Document Type: Reports

Tags: NDSS17

Additional documents: PDF icon Slides

Associated event: NDSS Symposium 2017



Kangjie Lu, Marie-Therese Walter, David Pfaff, Stefan Nümberger, Wenke Lee, Michael Backes


A common type of memory error in the Linux kernel is using uninitialized variables (uninitialized use). Uninitialized uses not only cause undefined behaviors but also impose a severe security risk if an attacker takes control of the uninitialized variables. However, reliably exploiting uninitialized uses on the kernel stack has been considered infeasible until now since the code executed prior to triggering the vulnerability must leave an attacker-controlled pattern on the stack. Therefore, uninitialized uses are largely overlooked and regarded as undefined behaviors, rather than security vulnerabilities.

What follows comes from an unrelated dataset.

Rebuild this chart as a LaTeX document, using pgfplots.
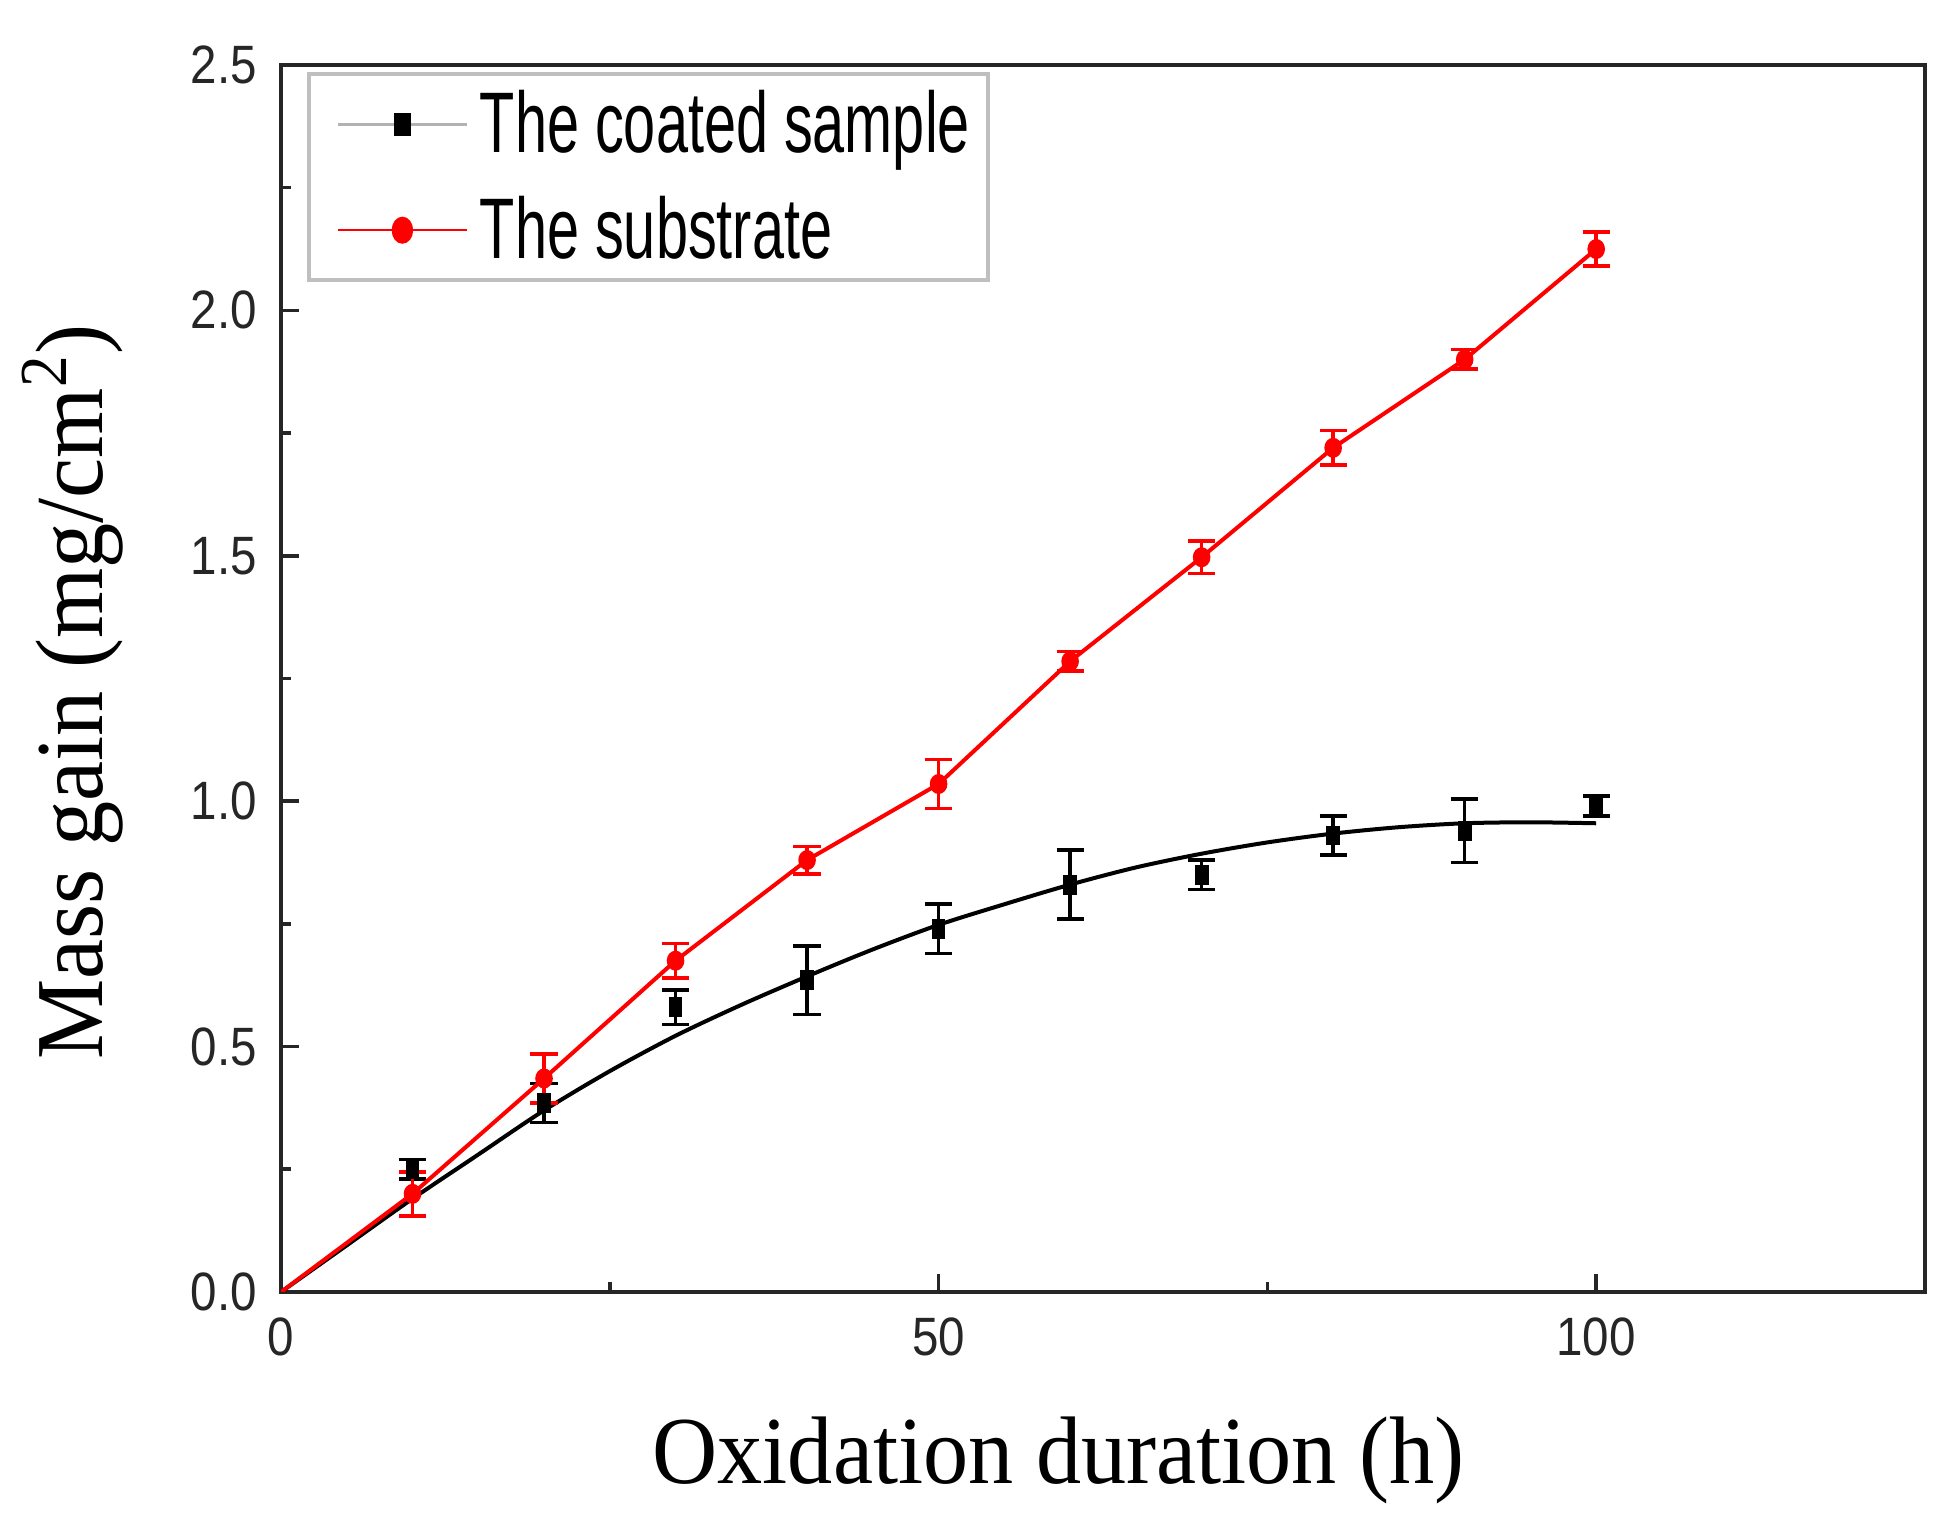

In particular, full memorysafety techniques (e.g., SoftBound+CETS) exclude uninitialized use as a prevention target, and widely used systems such as OpenSSL even use uninitialized memory as a randomness source. 

In this paper, we propose a fully automated targeted stackspraying approach for the Linux kernel that reliably facilitates the exploitation of uninitialized uses. Our targeted stack-spraying includes two techniques: (1) a deterministic stack spraying technique that suitably combines tailored symbolic execution and guided fuzzing to identify kernel inputs that user-mode programs can use to deterministically guide kernel code paths and thereby leave attacker-controlled data on the kernel stack, and (2) an exhaustive memory spraying technique that uses memory occupation and pollution to reliably control a large region of the kernel stack. We show that our targeted stack-spraying approach allows attackers to reliably control more than 91% of the Linux kernel stack, which, in combination with uninitialized-use vulnerabilities, suffices for a privilege escalation attack. As a countermeasure, we propose a compiler-based mechanism that initializes potentially unsafe pointer-type fields with almost no performance overhead. Our results show that uninitialized use is a severe attack vector that can be readily exploited with targeted stack-spraying, so future memory-safety techniques should consider it a prevention target, and systems should not use uninitialized memory as a randomness source.